Doug graduated high school & immediately applied to a local (below national average cost) state school named the University of Arizona. According to their website, tuition, taxes, fees, books, etc cost over 19k/yr - or 76k for four years. Sharing a rental with his brother, Doug can also keep his living expenses at 20k/yr. But because he is a full-time student with no income, he is taking out student loans to cover both tuition and living expenses. So by the time he graduates, he has loans totaling over 156k…(76k for tuition + 80k for four years of living). Since Doug has a 4-year degree, he gets to enter the workforce making more than Bob. He earns the median (according to google) starting salary for a college graduate of $51,590/yr.
Bob (with four years of work experience) and Doug (fresh out of college) at the age of 22 both decide to get married. This means they will no longer be able to split life expenses four ways, they can now only split them two ways, with their wife. Consequently, they will be spending 40k/yr to live going forward, not 20k. This leaves Bob in a position where he can not save any additional money going forward - but at least he can grow his existing nest Egg.
The 156k of debt Doug has, even if financed at a below-market interest rate of 4.5%, will leave him a monthly payment of $1,000 for the next 20 years. Notice how the $1,000/month, or 12k/yr Doug spends on repaying his loan, leaves him taking home less than his uneducated brother Bob. Even though Bob’s take-home is slightly higher than Doug's (after he makes his loan payment), for the sake of simplicity, let’s just say they are equal. Doug has, dug himself quite a hole as he will be working until his early forties just to extinguish his debt, and get his “net worth” back to zero.

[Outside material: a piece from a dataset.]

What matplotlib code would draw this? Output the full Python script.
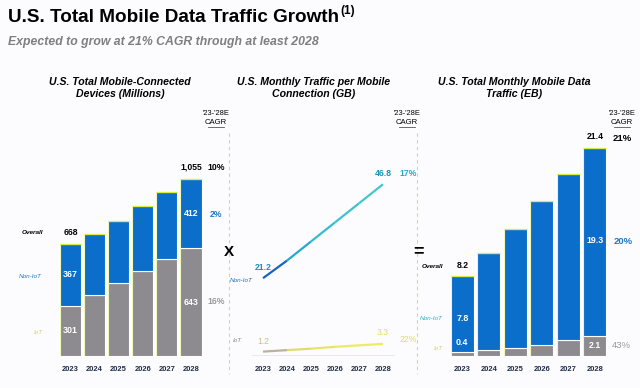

Fast forward to the age of 42; after 20 years of payments, Doug has finally managed to pay off his student loans. He can now start saving that $1000/month he was making loan payments with, for his own nest egg. He does this religiously in the same mutual fund as his brother - where of course, he gets the same return. Assuming he works another 23 years (until age 65), that $1,000/month compounded at 6% will leave him a healthy retirement account of 570k.
Bob, on the other hand, never had any student debt. So the 93k he had when he was 22 has compounded at 6%/year for 43 years (until age 65). His nest egg upon retirement is 1.143 million - more than twice the size of his college-educated brother Doug’s retirement.
The interesting thing about the above story of Bob & Doug is how all variables have been removed. The two brothers are identical in every way but one. They have the same expenses. They both earn the median income for their corresponding educational level. They both earn the same return on their money. The only difference is one went to school where he racked up a 156k in debt - while the other saved money those four years. Another thing to consider is the 6% return they got on their investments. Had they invested in a mutual fund with a slightly better return of, say, 8% a year, Bob would retire with 2.5 million, more than triple Doug, who would have only 753k.
There are two lessons to be gleaned here. First, the power of compound interest is life-altering. Secondly, College Diplomas are grossly overvalued. Bagholder would admit that if you go to college to get a four-year degree in engineering or some in-demand tech field, it may be worth it as your earning level will be well above the median. But for most of you, graduating in debt up to your eyeballs, and choosing to earn a liberal arts degree (which does little more than qualify you to work as a Barista at the local Starbucks) - Bagholder would say this:
You’re a Hoser, eh…
Valuable ! Ty, I'll be sharing with High School friends.
You reside in Arizona but you must be an ex-pat Canadian. Who were to Bob and Doug McKenzie other than a Canadian. I’m in Toronto, yuppie central.